Source code of charts
** start **
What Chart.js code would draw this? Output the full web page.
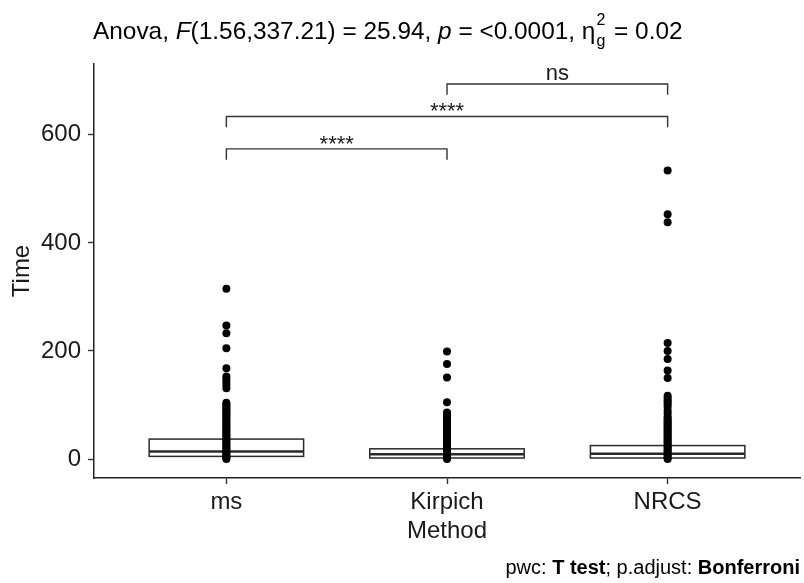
<!DOCTYPE html>
<html>
<head>
<meta charset="utf-8">
<script src="https://cdn.jsdelivr.net/npm/chart.js@4.4.1/dist/chart.umd.min.js"></script>
<style>
  html, body { margin: 0; padding: 0; background: #fff; }
  #wrap { width: 804px; height: 583px; }
</style>
</head>
<body>
<div id="wrap"><canvas id="timeChart" width="804" height="583"></canvas></div>
<script>
// categories and tick labels
const methods = ['ms', 'Kirpich', 'NRCS'];
const yTicks = [0, 200, 400, 600];

// box statistics per method
const boxLow = [0, 0, 0];
const boxQ1 = [5, 2, 2];
const boxMedian = [14, 9, 10];
const boxQ3 = [37, 19, 25];
const boxHigh = [85, 44, 60];

const msTimes = [315, 247, 233, 205, 168, 153, 148, 143, 137, 131, 104, 101, 98, 95, 92, 89, 86, 83, 80, 77, 74, 71, 68, 65, 62, 59, 56, 53, 50, 47, 44, 41, 38, 35, 32, 29, 26, 23, 20, 17, 14, 11, 8, 5, 2, 0];
const kirpichTimes = [199, 176, 151, 105, 86, 83, 80, 77, 74, 71, 68, 65, 62, 59, 56, 53, 50, 47, 44, 41, 38, 35, 32, 29, 26, 23, 20, 17, 14, 11, 8, 5, 2, 0];
const nrcsTimes = [534, 453, 438, 215, 200, 185, 164, 150, 117, 113, 109, 105, 101, 97, 90, 85, 79, 75, 72, 69, 66, 63, 60, 57, 54, 51, 48, 45, 42, 39, 36, 33, 30, 27, 24, 21, 18, 15, 12, 9, 6, 3, 0];

// pairwise comparison brackets
const bracketFrom = [1, 1, 2];
const bracketTo = [2, 3, 3];
const bracketY = [574, 634, 694];
const bracketLabels = ['****', '****', 'ns'];
const bracketTip = 20;

const FONT = "'Liberation Sans', Arial, sans-serif";
const INK = '#1a1a1a';

const allTimes = [msTimes, kirpichTimes, nrcsTimes];

const pointSets = allTimes.map((arr, i) => ({
    type: 'scatter',
    data: arr.map(v => ({ x: i + 1, y: v })),
    pointRadius: 4,
    pointHoverRadius: 4,
    pointBorderWidth: 0,
    pointBackgroundColor: '#000',
    order: 1
}));

const bracketSets = bracketFrom.map((from, i) => ({
    type: 'scatter',
    showLine: true,
    data: [
        { x: from, y: bracketY[i] - bracketTip },
        { x: from, y: bracketY[i] },
        { x: bracketTo[i], y: bracketY[i] },
        { x: bracketTo[i], y: bracketY[i] - bracketTip }
    ],
    borderColor: '#333',
    borderWidth: 1.4,
    pointRadius: 0,
    tension: 0,
    order: 2
}));

// Box plot bodies, drawn under the points
const boxPlugin = {
    id: 'boxes',
    beforeDatasetsDraw(chart) {
        const { ctx, scales: { x, y } } = chart;
        ctx.save();
        ctx.strokeStyle = '#2a2a2a';
        ctx.lineWidth = 1.5;
        methods.forEach((m, i) => {
            const cx = x.getPixelForValue(i + 1);
            const l = x.getPixelForValue(i + 1 - 0.35);
            const r = x.getPixelForValue(i + 1 + 0.35);
            const top = y.getPixelForValue(boxQ3[i]);
            const bot = y.getPixelForValue(boxQ1[i]);
            // whiskers
            ctx.beginPath();
            ctx.moveTo(cx, top); ctx.lineTo(cx, y.getPixelForValue(boxHigh[i]));
            ctx.moveTo(cx, bot); ctx.lineTo(cx, y.getPixelForValue(boxLow[i]));
            ctx.stroke();
            ctx.fillStyle = '#fff';
            ctx.fillRect(l, top, r - l, bot - top);
            ctx.strokeRect(l, top, r - l, bot - top);
            // median
            ctx.lineWidth = 2.6;
            const my = y.getPixelForValue(boxMedian[i]);
            ctx.beginPath();
            ctx.moveTo(l, my); ctx.lineTo(r, my);
            ctx.stroke();
            ctx.lineWidth = 1.5;
        });
        ctx.restore();
    }
};

// Bracket labels, title and caption
const textPlugin = {
    id: 'texts',
    afterDraw(chart) {
        const { ctx, scales: { x, y } } = chart;
        ctx.save();
        ctx.fillStyle = INK;
        ctx.textAlign = 'center';
        ctx.textBaseline = 'middle';
        bracketLabels.forEach((lab, i) => {
            const cx = x.getPixelForValue((bracketFrom[i] + bracketTo[i]) / 2);
            const by = y.getPixelForValue(bracketY[i]);
            ctx.font = '22px ' + FONT;
            if (lab === 'ns') {
                ctx.fillText(lab, cx, by - 10);
            } else {
                ctx.fillText(lab, cx, by - 4);
            }
        });

        // title
        ctx.textAlign = 'left';
        ctx.textBaseline = 'alphabetic';
        ctx.fillStyle = '#000';
        const parts = [
            ['Anova, ', ''], ['F', 'italic '], ['(1.56,337.21) = 25.94, ', ''],
            ['p', 'italic '], [' = <0.0001, \u03b7', '']
        ];
        let tx = 93;
        const base = 39;
        parts.forEach(([t, st]) => {
            ctx.font = st + '24.4px ' + FONT;
            ctx.fillText(t, tx, base);
            tx += ctx.measureText(t).width;
        });
        ctx.font = '16px ' + FONT;
        ctx.fillText('g', tx + 1, base + 7);
        ctx.fillText('2', tx + 1, base - 14);
        tx += ctx.measureText('g').width + 3;
        ctx.font = '24.4px ' + FONT;
        ctx.fillText(' = 0.02', tx, base);

        // caption
        const cap = [['pwc: ', ''], ['T test', 'bold '], ['; p.adjust: ', ''], ['Bonferroni', 'bold ']];
        let w = 0;
        cap.forEach(([t, st]) => { ctx.font = st + '20px ' + FONT; w += ctx.measureText(t).width; });
        let cx = 800 - w;
        cap.forEach(([t, st]) => {
            ctx.font = st + '20px ' + FONT;
            ctx.fillText(t, cx, 574);
            cx += ctx.measureText(t).width;
        });
        ctx.restore();
    }
};

new Chart(document.getElementById('timeChart').getContext('2d'), {
    type: 'scatter',
    data: { datasets: [...bracketSets, ...pointSets] },
    options: {
        responsive: false,
        animation: false,
        layout: { padding: { top: 64, right: 2, left: 0, bottom: 0 } },
        plugins: { legend: { display: false }, tooltip: { enabled: false } },
        scales: {
            x: {
                type: 'linear', min: 0.4, max: 3.6,
                afterBuildTicks: s => { s.ticks = methods.map((m, i) => ({ value: i + 1 })); },
                afterFit: s => { s.height = 105; },
                grid: { drawOnChartArea: false, drawTicks: true, tickLength: 6, color: '#333', tickWidth: 1.4 },
                border: { display: true, color: '#222', width: 1.5 },
                ticks: {
                    autoSkip: false, maxRotation: 0, padding: 4, color: INK,
                    font: { size: 24, family: FONT },
                    callback: (v, i) => methods[i]
                },
                title: { display: true, text: 'Method', color: INK, font: { size: 24, family: FONT }, padding: { top: 0, bottom: 37 } }
            },
            y: {
                min: -35, max: 731,
                afterBuildTicks: s => { s.ticks = yTicks.map(v => ({ value: v })); },
                afterFit: s => { s.width = 94; },
                grid: { drawOnChartArea: false, drawTicks: true, tickLength: 6, color: '#333', tickWidth: 1.4 },
                border: { display: true, color: '#222', width: 1.5 },
                ticks: { padding: 7, color: INK, font: { size: 24, family: FONT } },
                title: { display: true, text: 'Time', color: INK, font: { size: 24, family: FONT }, padding: { top: 8, bottom: 0 } }
            }
        }
    },
    plugins: [boxPlugin, textPlugin]
});
</script>
</body>
</html>
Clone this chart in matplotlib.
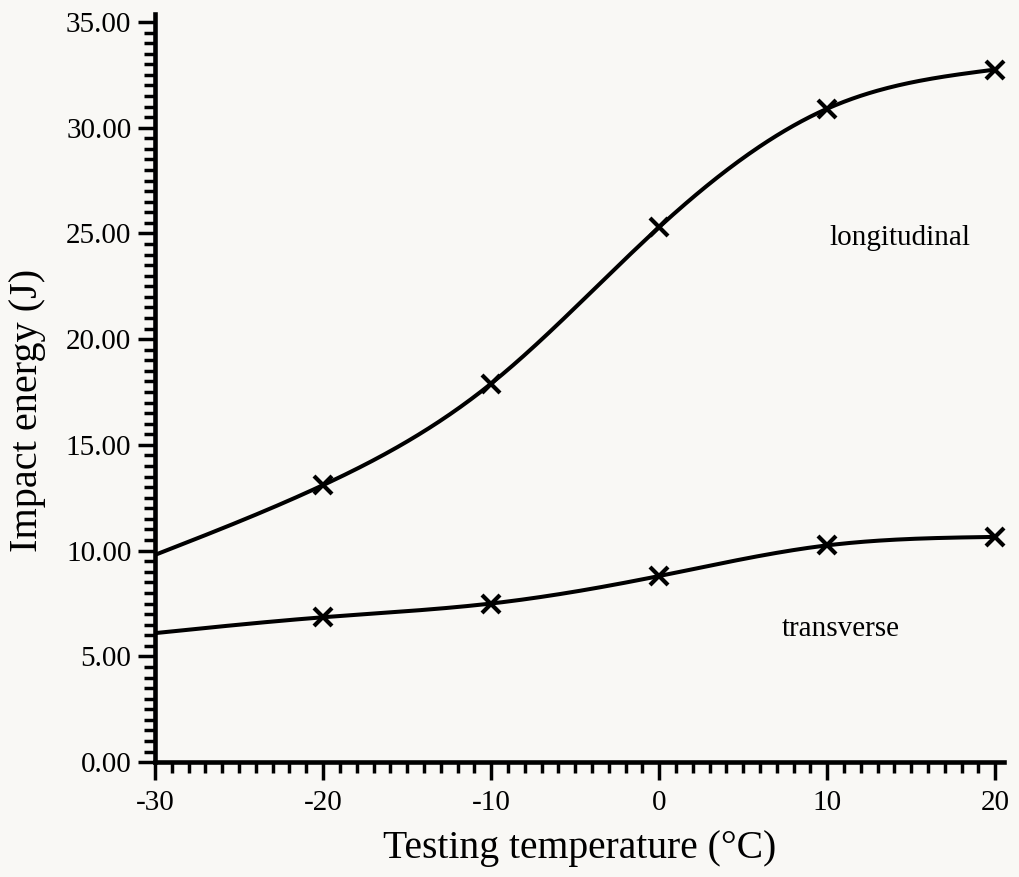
** end **
INSTRUCTION:
Copy the records above exactly, leaving out every picture.

OUTPUT BELOW:
What Chart.js code would draw this? Output the full web page.
<!DOCTYPE html>
<html>
<head>
<meta charset="utf-8">
<script src="https://cdn.jsdelivr.net/npm/chart.js@4.4.1/dist/chart.umd.min.js"></script>
<style>
  html, body { margin: 0; padding: 0; background: #fff; }
  #wrap { width: 804px; height: 583px; }
</style>
</head>
<body>
<div id="wrap"><canvas id="timeChart" width="804" height="583"></canvas></div>
<script>
// categories and tick labels
const methods = ['ms', 'Kirpich', 'NRCS'];
const yTicks = [0, 200, 400, 600];

// box statistics per method
const boxLow = [0, 0, 0];
const boxQ1 = [5, 2, 2];
const boxMedian = [14, 9, 10];
const boxQ3 = [37, 19, 25];
const boxHigh = [85, 44, 60];

const msTimes = [315, 247, 233, 205, 168, 153, 148, 143, 137, 131, 104, 101, 98, 95, 92, 89, 86, 83, 80, 77, 74, 71, 68, 65, 62, 59, 56, 53, 50, 47, 44, 41, 38, 35, 32, 29, 26, 23, 20, 17, 14, 11, 8, 5, 2, 0];
const kirpichTimes = [199, 176, 151, 105, 86, 83, 80, 77, 74, 71, 68, 65, 62, 59, 56, 53, 50, 47, 44, 41, 38, 35, 32, 29, 26, 23, 20, 17, 14, 11, 8, 5, 2, 0];
const nrcsTimes = [534, 453, 438, 215, 200, 185, 164, 150, 117, 113, 109, 105, 101, 97, 90, 85, 79, 75, 72, 69, 66, 63, 60, 57, 54, 51, 48, 45, 42, 39, 36, 33, 30, 27, 24, 21, 18, 15, 12, 9, 6, 3, 0];

// pairwise comparison brackets
const bracketFrom = [1, 1, 2];
const bracketTo = [2, 3, 3];
const bracketY = [574, 634, 694];
const bracketLabels = ['****', '****', 'ns'];
const bracketTip = 20;

const FONT = "'Liberation Sans', Arial, sans-serif";
const INK = '#1a1a1a';

const allTimes = [msTimes, kirpichTimes, nrcsTimes];

const pointSets = allTimes.map((arr, i) => ({
    type: 'scatter',
    data: arr.map(v => ({ x: i + 1, y: v })),
    pointRadius: 4,
    pointHoverRadius: 4,
    pointBorderWidth: 0,
    pointBackgroundColor: '#000',
    order: 1
}));

const bracketSets = bracketFrom.map((from, i) => ({
    type: 'scatter',
    showLine: true,
    data: [
        { x: from, y: bracketY[i] - bracketTip },
        { x: from, y: bracketY[i] },
        { x: bracketTo[i], y: bracketY[i] },
        { x: bracketTo[i], y: bracketY[i] - bracketTip }
    ],
    borderColor: '#333',
    borderWidth: 1.4,
    pointRadius: 0,
    tension: 0,
    order: 2
}));

// Box plot bodies, drawn under the points
const boxPlugin = {
    id: 'boxes',
    beforeDatasetsDraw(chart) {
        const { ctx, scales: { x, y } } = chart;
        ctx.save();
        ctx.strokeStyle = '#2a2a2a';
        ctx.lineWidth = 1.5;
        methods.forEach((m, i) => {
            const cx = x.getPixelForValue(i + 1);
            const l = x.getPixelForValue(i + 1 - 0.35);
            const r = x.getPixelForValue(i + 1 + 0.35);
            const top = y.getPixelForValue(boxQ3[i]);
            const bot = y.getPixelForValue(boxQ1[i]);
            // whiskers
            ctx.beginPath();
            ctx.moveTo(cx, top); ctx.lineTo(cx, y.getPixelForValue(boxHigh[i]));
            ctx.moveTo(cx, bot); ctx.lineTo(cx, y.getPixelForValue(boxLow[i]));
            ctx.stroke();
            ctx.fillStyle = '#fff';
            ctx.fillRect(l, top, r - l, bot - top);
            ctx.strokeRect(l, top, r - l, bot - top);
            // median
            ctx.lineWidth = 2.6;
            const my = y.getPixelForValue(boxMedian[i]);
            ctx.beginPath();
            ctx.moveTo(l, my); ctx.lineTo(r, my);
            ctx.stroke();
            ctx.lineWidth = 1.5;
        });
        ctx.restore();
    }
};

// Bracket labels, title and caption
const textPlugin = {
    id: 'texts',
    afterDraw(chart) {
        const { ctx, scales: { x, y } } = chart;
        ctx.save();
        ctx.fillStyle = INK;
        ctx.textAlign = 'center';
        ctx.textBaseline = 'middle';
        bracketLabels.forEach((lab, i) => {
            const cx = x.getPixelForValue((bracketFrom[i] + bracketTo[i]) / 2);
            const by = y.getPixelForValue(bracketY[i]);
            ctx.font = '22px ' + FONT;
            if (lab === 'ns') {
                ctx.fillText(lab, cx, by - 10);
            } else {
                ctx.fillText(lab, cx, by - 4);
            }
        });

        // title
        ctx.textAlign = 'left';
        ctx.textBaseline = 'alphabetic';
        ctx.fillStyle = '#000';
        const parts = [
            ['Anova, ', ''], ['F', 'italic '], ['(1.56,337.21) = 25.94, ', ''],
            ['p', 'italic '], [' = <0.0001, \u03b7', '']
        ];
        let tx = 93;
        const base = 39;
        parts.forEach(([t, st]) => {
            ctx.font = st + '24.4px ' + FONT;
            ctx.fillText(t, tx, base);
            tx += ctx.measureText(t).width;
        });
        ctx.font = '16px ' + FONT;
        ctx.fillText('g', tx + 1, base + 7);
        ctx.fillText('2', tx + 1, base - 14);
        tx += ctx.measureText('g').width + 3;
        ctx.font = '24.4px ' + FONT;
        ctx.fillText(' = 0.02', tx, base);

        // caption
        const cap = [['pwc: ', ''], ['T test', 'bold '], ['; p.adjust: ', ''], ['Bonferroni', 'bold ']];
        let w = 0;
        cap.forEach(([t, st]) => { ctx.font = st + '20px ' + FONT; w += ctx.measureText(t).width; });
        let cx = 800 - w;
        cap.forEach(([t, st]) => {
            ctx.font = st + '20px ' + FONT;
            ctx.fillText(t, cx, 574);
            cx += ctx.measureText(t).width;
        });
        ctx.restore();
    }
};

new Chart(document.getElementById('timeChart').getContext('2d'), {
    type: 'scatter',
    data: { datasets: [...bracketSets, ...pointSets] },
    options: {
        responsive: false,
        animation: false,
        layout: { padding: { top: 64, right: 2, left: 0, bottom: 0 } },
        plugins: { legend: { display: false }, tooltip: { enabled: false } },
        scales: {
            x: {
                type: 'linear', min: 0.4, max: 3.6,
                afterBuildTicks: s => { s.ticks = methods.map((m, i) => ({ value: i + 1 })); },
                afterFit: s => { s.height = 105; },
                grid: { drawOnChartArea: false, drawTicks: true, tickLength: 6, color: '#333', tickWidth: 1.4 },
                border: { display: true, color: '#222', width: 1.5 },
                ticks: {
                    autoSkip: false, maxRotation: 0, padding: 4, color: INK,
                    font: { size: 24, family: FONT },
                    callback: (v, i) => methods[i]
                },
                title: { display: true, text: 'Method', color: INK, font: { size: 24, family: FONT }, padding: { top: 0, bottom: 37 } }
            },
            y: {
                min: -35, max: 731,
                afterBuildTicks: s => { s.ticks = yTicks.map(v => ({ value: v })); },
                afterFit: s => { s.width = 94; },
                grid: { drawOnChartArea: false, drawTicks: true, tickLength: 6, color: '#333', tickWidth: 1.4 },
                border: { display: true, color: '#222', width: 1.5 },
                ticks: { padding: 7, color: INK, font: { size: 24, family: FONT } },
                title: { display: true, text: 'Time', color: INK, font: { size: 24, family: FONT }, padding: { top: 8, bottom: 0 } }
            }
        }
    },
    plugins: [boxPlugin, textPlugin]
});
</script>
</body>
</html>
Clone this chart in matplotlib.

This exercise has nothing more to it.